Section 2. Powers. The powers of the corporation shall be exercised, its business conducted and its property controlled by or under
the direction of the Board of Directors.
Section 3. Vacancies. Vacancies and newly created directorships resulting from any increase in the authorized number of directors
may be filled by a majority of the directors then in office, although less than a quorum, or by a sole remaining director, and each director so
elected shall hold office for the unexpired portion of the term of the director whose place shall be vacant, and until his successor shall have
been duly elected and qualified. A vacancy in the Board of Directors shall be deemed to exist under this section in the case of the death,
removal or resignation of any director, or if the stockholders fail at any meeting of stockholders at which directors are to be elected (including
any meeting referred to in Section 4 below) to elect the number of directors then constituting the whole Board.
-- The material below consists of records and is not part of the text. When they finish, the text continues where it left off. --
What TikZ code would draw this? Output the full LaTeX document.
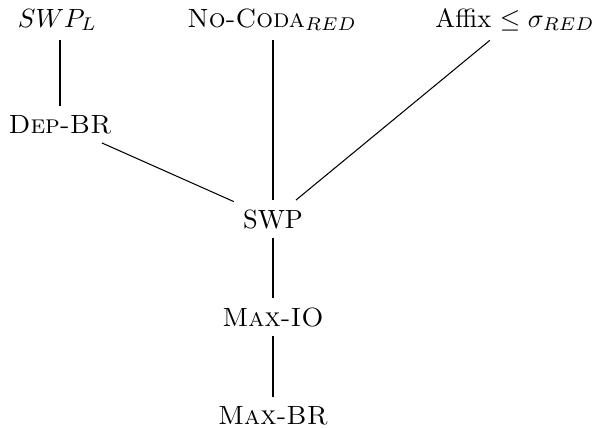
\documentclass[tikz,border=0pt]{standalone}
\begin{document}
\begin{tikzpicture}[x=0.379pt,y=-0.379pt,
  lbl/.style={anchor=base,inner sep=3.33pt},
  vline/.style={line width=0.9pt},
  dline/.style={line width=0.4pt}]
\useasboundingbox (0,0) rectangle (595,427);
\node[lbl] (swpl)   at (57.5,27) {$SWP_L$};
\node[lbl] (nocoda) at (272,27) {\textsc{No-Coda}$_{RED}$};
\node[lbl] (affix)  at (515,27) {Affix $\leq \sigma_{RED}$};
\node[lbl] (depbr)  at (60,133) {\textsc{Dep-BR}};
\node[lbl] (swp)    at (273,228) {SWP};
\node[lbl] (maxio)  at (273,326) {\textsc{Max-IO}};
\node[lbl] (maxbr)  at (273,424) {\textsc{Max-BR}};
\draw[vline] (depbr.north) -- (depbr.north |- swpl.south);
\draw[vline] (swp.north) -- (swp.north |- nocoda.south);
\draw[dline] (depbr) -- (swp);
\draw[dline] (affix) -- (swp);
\draw[vline] (swp) -- (maxio);
\draw[vline] (maxio) -- (maxbr);
\end{tikzpicture}
\end{document}
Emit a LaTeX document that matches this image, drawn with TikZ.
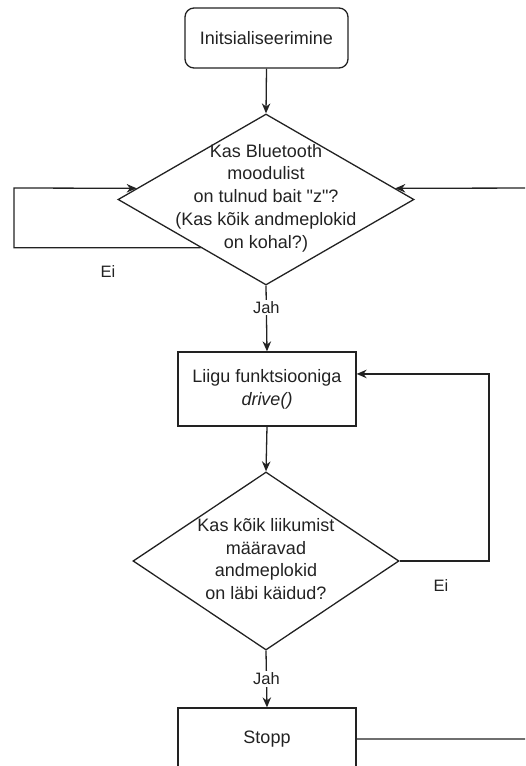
\documentclass[tikz,border=0pt]{standalone}
\usepackage{fontspec}
\setmainfont{Liberation Sans}
\newfontfamily\plainsans{Liberation Sans}
\usetikzlibrary{shapes.geometric,arrows.meta,calc}
\definecolor{ink}{RGB}{34,34,34}
\begin{document}
\begin{tikzpicture}[x=1pt,y=-1pt,
  line width=1.3pt,
  every node/.style={text=ink},
  mainfont/.style={font=\plainsans\fontsize{18}{22.7}\selectfont},
  labelfont/.style={font=\plainsans\fontsize{16.5}{20}\selectfont},
  roundbox/.style={draw=ink,rounded corners=9pt,minimum width=163pt,minimum height=60pt,inner sep=0pt,mainfont},
  procbox/.style={draw=ink,minimum width=178pt,inner sep=0pt,mainfont,align=center},
  decision/.style={draw=ink,diamond,inner sep=0pt},
  dtext/.style={mainfont,align=center,inner sep=0pt},
  elabel/.style={labelfont,fill=white,inner sep=1.5pt},
  flow/.style={draw=ink,-{Stealth[length=10pt,width=8.5pt]}},
]
\useasboundingbox (0,0) rectangle (525,766);
\clip (0,0) rectangle (525,766);

\node[roundbox] (init) at (266.5,38) {Initsialiseerimine};

\node[decision,minimum width=296pt,minimum height=171pt] (d1) at (266,199.5) {};
\node[dtext] (d1t) at (266,198) {Kas Bluetooth\\moodulist\\on tulnud bait "z"?\\(Kas kõik andmeplokid\\on kohal?)};

\node[procbox,minimum height=74pt] (move) at (267,389) {Liigu funktsiooniga\\\textit{drive()}};

\node[decision,minimum width=266pt,minimum height=178pt] (d2) at (266,561) {};
\node[dtext] (d2t) at (266,559) {Kas kõik liikumist\\määravad\\andmeplokid\\on läbi käidud?};

\node[procbox,minimum height=62pt] (stopp) at (267,739) {Stopp};

\coordinate (d1out) at ($(d1.west)!0.56!(d1.south)$);
\coordinate (d1inL) at ($(d1.west)!0.13!(d1.north)$);
\coordinate (d1inR) at ($(d1.east)!0.13!(d1.north)$);
\coordinate (leftcorner) at (14,188);
\coordinate (rightcol) at (545,188);
\coordinate (loopcol) at (489,561);
\coordinate (movein) at ($(move.north east)!0.3!(move.south east)$);

\draw[flow] (init.south) -- (d1.north);
\draw[flow] (d1out) -| (leftcorner) -- (d1inL);
\node[labelfont] (ei1) at (108,272) {Ei};
\draw[flow] (d1.south) -- node[elabel,pos=0.33] (jah1) {Jah} (move.north);
\draw[flow] (move.south) -- (d2.north);
\draw[flow] (d2.east) -- (loopcol) |- (movein);
\node[labelfont] (ei2) at (441,586) {Ei};
\draw[flow] (d2.south) -- node[elabel,pos=0.5] (jah2) {Jah} (stopp.north);
\draw[flow] (stopp.east) -- (stopp.east -| rightcol) -- (rightcol) -- (d1inR);
\end{tikzpicture}
\end{document}
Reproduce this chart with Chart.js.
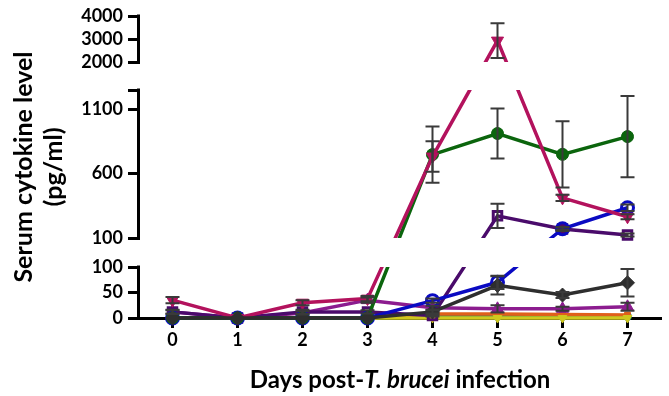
<!DOCTYPE html>
<html>
<head>
<meta charset="utf-8">
<script src="https://cdn.jsdelivr.net/npm/chart.js@4.4.0/dist/chart.umd.min.js"></script>
<style>
    html, body { margin: 0; padding: 0; background: #fff; }
    #wrap { position: relative; width: 669px; height: 396px; }
</style>
</head>
<body>
<div id="wrap"><canvas id="cytokineChart"></canvas></div>
<script>
// --- data ---
const days = ['0', '1', '2', '3', '4', '5', '6', '7'];

const greenCircle = [0, 0, 0, 0, 748, 912, 750, 888];
const greenCircleErr = [0, 0, 0, 0, 218, 195, 258, 316];

const crimsonTriDown = [35, 0, 30, 38, 733, 2930, 412, 265];
const crimsonTriDownErr = [6, 0, 5, 5, 118, 755, 25, 20];

const blueOpenCircle = [0, 0, 0, 0, 34, 70, 172, 335];
const blueOpenCircleErr = [0, 0, 0, 0, 4, 13, 10, 25];

const purpleOpenSquare = [12, 0, 12, 12, 5, 272, 170, 123];
const purpleOpenSquareErr = [4, 0, 4, 3, 2, 95, 15, 12];

const violetTriUp = [12, 0, 10, 35, 20, 18, 18, 22];
const violetTriUpErr = [3, 0, 3, 5, 4, 7, 4, 8];

const grayDiamond = [0, 0, 0, 0, 12, 64, 45, 69];
const grayDiamondErr = [0, 0, 0, 0, 3, 18, 6, 27];

const orangeSquare = [0, 0, 0, 0, 8, 8, 7, 6];
const tealCircle = [0, 0, 0, 0, 3, 3, 3, 3];
const yellowTri = [0, 0, 0, 0, 0, 0, 0, 0];

// y axis is broken into three pieces, bottom to top
const yPieces = [
    { min: 0, max: 100, ticks: [0, 50, 100] },
    { min: 100, max: 1250, ticks: [100, 600, 1100, 1250] },
    { min: 2000, max: 4000, ticks: [2000, 3000, 4000] }
];
const unlabeledTicks = [1250];
const pieceHeights = [51, 148, 46];
const gapHeights = [29, 28];

const xTitleParts = [
    { text: 'Days post-', style: 'normal' },
    { text: 'T. brucei', style: 'italic' },
    { text: ' infection', style: 'normal' }
];
const yTitle = ['Serum cytokine level', '(pg/ml)'];

// piecewise linear scale: straight lines run through the gaps (gaps get clipped)
class BrokenScale extends Chart.LinearScale {
    static id = 'broken';

    buildTicks() {
        this.start = this.min;
        this.end = this.max;
        const ticks = [];
        yPieces.forEach((p, i) => {
            p.ticks.forEach(v => ticks.push({ value: v, piece: i, blank: unlabeledTicks.includes(v) && i === 1 }));
        });
        return ticks;
    }

    pieceBounds(i) {
        const total = pieceHeights.reduce((a, b) => a + b, 0) + gapHeights.reduce((a, b) => a + b, 0);
        const k = (this.bottom - this.top) / total;
        let off = 0;
        for (let j = 0; j < i; j++) off += pieceHeights[j] + gapHeights[j];
        const bottom = this.bottom - off * k;
        return [bottom, bottom - pieceHeights[i] * k];
    }

    pixelIn(i, v) {
        const [b, t] = this.pieceBounds(i);
        const p = yPieces[i];
        return b - (v - p.min) / (p.max - p.min) * (b - t);
    }

    getPixelForValue(v) {
        if (v === null || v === undefined) return NaN;
        if (v <= yPieces[0].max) return this.pixelIn(0, v);
        for (let i = 1; i < yPieces.length; i++) {
            const p = yPieces[i];
            const prev = yPieces[i - 1];
            if (v < p.min) {
                const lo = this.pixelIn(i - 1, prev.max);
                const hi = this.pixelIn(i, p.min);
                return lo + (v - prev.max) / (p.min - prev.max) * (hi - lo);
            }
            if (v <= p.max) return this.pixelIn(i, v);
        }
        return this.pixelIn(yPieces.length - 1, v);
    }

    getPixelForTick(index) {
        const t = this.ticks[index];
        if (!t) return null;
        return this.pixelIn(t.piece, t.value);
    }
}
Chart.register(BrokenScale);

const series = [
    { data: tealCircle, color: '#12876a', style: 'circle', radius: 4, filled: true },
    { data: orangeSquare, color: '#e0601a', style: 'rect', radius: 4, filled: true },
    { data: yellowTri, color: '#cfc81e', style: 'triangle', rotation: 180, radius: 5, filled: true },
    { data: violetTriUp, err: violetTriUpErr, color: '#8c1c8f', style: 'triangle', radius: 7, filled: true },
    { data: purpleOpenSquare, err: purpleOpenSquareErr, color: '#4a0b6b', style: 'rect', radius: 6, filled: false },
    { data: blueOpenCircle, err: blueOpenCircleErr, color: '#0a0ac2', style: 'circle', radius: 6, filled: false },
    { data: greenCircle, err: greenCircleErr, color: '#0b650d', style: 'circle', radius: 6, filled: true },
    { data: crimsonTriDown, err: crimsonTriDownErr, color: '#b3125d', style: 'triangle', rotation: 180, radius: 7, filled: true },
    { data: grayDiamond, err: grayDiamondErr, color: '#2e2e2e', style: 'rectRot', radius: 7, filled: true }
];

// each series = a clipped line dataset + an unclipped marker dataset
const datasets = [];
series.forEach(s => {
    datasets.push({
        data: s.data,
        borderColor: s.color,
        borderWidth: 3.5,
        pointRadius: 0,
        fill: false,
        clip: false,
        pieceClip: true
    });
    datasets.push({
        data: s.data,
        showLine: false,
        pointStyle: s.style,
        pointRotation: s.rotation || 0,
        pointRadius: s.radius,
        pointBorderWidth: s.filled ? 1 : 3,
        pointBorderColor: s.color,
        pointBackgroundColor: s.filled ? s.color : 'rgba(255,255,255,0)',
        clip: false,
        err: s.err
    });
});
datasets.forEach((d, i) => { d.order = -i; });

const brokenAxisPlugin = {
    id: 'brokenAxis',
    beforeDatasetDraw(chart, args) {
        if (!chart.data.datasets[args.index].pieceClip) return;
        const { ctx, chartArea } = chart;
        const y = chart.scales.y;
        ctx.save();
        ctx.beginPath();
        yPieces.forEach((p, i) => {
            const [b, t] = y.pieceBounds(i);
            const bot = i === 0 ? b + 12 : b;
            ctx.rect(chartArea.left, t, chartArea.right - chartArea.left, bot - t);
        });
        ctx.clip();
    },
    afterDatasetDraw(chart, args) {
        if (chart.data.datasets[args.index].pieceClip) chart.ctx.restore();
    },
    beforeDatasetsDraw(chart) {
        // axis line in pieces
        const { ctx, chartArea } = chart;
        const y = chart.scales.y;
        ctx.save();
        ctx.strokeStyle = '#000';
        ctx.lineWidth = 3;
        yPieces.forEach((p, i) => {
            const [b, t] = y.pieceBounds(i);
            ctx.beginPath();
            ctx.moveTo(chartArea.left - 1.5, b + (i === 0 ? 1.5 : 0));
            ctx.lineTo(chartArea.left - 1.5, t - 1.5);
            ctx.stroke();
        });
        ctx.restore();
    },
    afterDatasetsDraw(chart) {
        // error bars
        const { ctx } = chart;
        const x = chart.scales.x;
        const y = chart.scales.y;
        ctx.save();
        ctx.strokeStyle = '#3a3a3a';
        ctx.lineWidth = 2;
        chart.data.datasets.forEach(ds => {
            if (!ds.err) return;
            ds.data.forEach((v, i) => {
                const e = ds.err[i];
                if (!e) return;
                const px = x.getPixelForValue(i);
                const top = y.getPixelForValue(v + e);
                const bot = y.getPixelForValue(Math.max(v - e, 0));
                ctx.beginPath();
                ctx.moveTo(px, top);
                ctx.lineTo(px, bot);
                ctx.moveTo(px - 7, top);
                ctx.lineTo(px + 7, top);
                if (v - e > 0) {
                    ctx.moveTo(px - 7, bot);
                    ctx.lineTo(px + 7, bot);
                }
                ctx.stroke();
            });
        });
        ctx.restore();
    },
    afterDraw(chart) {
        // x title with italic species name
        const { ctx, chartArea } = chart;
        ctx.save();
        ctx.fillStyle = '#000';
        ctx.textBaseline = 'middle';
        const fontFor = st => `${st} bold 24px Lato`;
        let width = 0;
        xTitleParts.forEach(p => { ctx.font = fontFor(p.style); width += ctx.measureText(p.text).width; });
        let cx = (chartArea.left + chartArea.right) / 2 - width / 2;
        xTitleParts.forEach(p => {
            ctx.font = fontFor(p.style);
            ctx.fillText(p.text, cx, 380);
            cx += ctx.measureText(p.text).width;
        });
        ctx.restore();
    }
};

Chart.defaults.font.family = 'Lato';
Chart.defaults.font.weight = 'bold';
Chart.defaults.color = '#000';

new Chart(document.getElementById('cytokineChart'), {
    type: 'line',
    data: { labels: days, datasets },
    options: {
        responsive: true,
        maintainAspectRatio: false,
        animation: false,
        events: [],
        layout: { padding: { top: 16, left: 0, right: 0, bottom: 0 } },
        plugins: { legend: { display: false }, tooltip: { enabled: false } },
        scales: {
            x: {
                type: 'category',
                offset: true,
                grid: { display: true, drawOnChartArea: false, offset: false, color: '#000', lineWidth: 3, tickLength: 10 },
                border: { display: true, color: '#000', width: 3 },
                ticks: { color: '#000', font: { size: 18, weight: 'bold' }, padding: 1, maxRotation: 0 },
                afterFit: s => { s.height = 78; }
            },
            y: {
                type: 'broken',
                min: 0,
                max: 4000,
                grid: { drawOnChartArea: false, color: '#000', lineWidth: 3, tickLength: 12 },
                border: { display: false },
                ticks: {
                    autoSkip: false,
                    color: '#000',
                    font: { size: 18, weight: 'bold' },
                    padding: 5,
                    callback: (v, i, t) => (t[i] && t[i].blank) ? '' : String(v)
                },
                title: {
                    display: true,
                    text: yTitle,
                    color: '#000',
                    font: { size: 25, weight: 'bold', lineHeight: 1.2 },
                    padding: { top: 9, bottom: 0 }
                },
                afterFit: s => { s.width = 140; }
            }
        }
    },
    plugins: [brokenAxisPlugin]
});
</script>
</body>
</html>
Section 4. Resignations and Removals.
(a) Any director may resign at any time by delivering his written resignation to the Secretary, such resignation to specify whether it will
be effective at a particular time, upon receipt by the Secretary or at the pleasure of the Board of Directors. If no such specification is made, it
shall be deemed effective at the pleasure of the Board of Directors. When one or more directors shall resign from the Board, effective at a
future date, a majority of the directors then in office, including those who have so resigned, shall have power to fill such vacancy or vacancies,
the vote thereon to take effect when such resignation or resignations shall become effective, and each director so chosen shall hold office for
the unexpired portion of the term of the director whose place shall be vacated and until his successor shall have been duly elected and qualified.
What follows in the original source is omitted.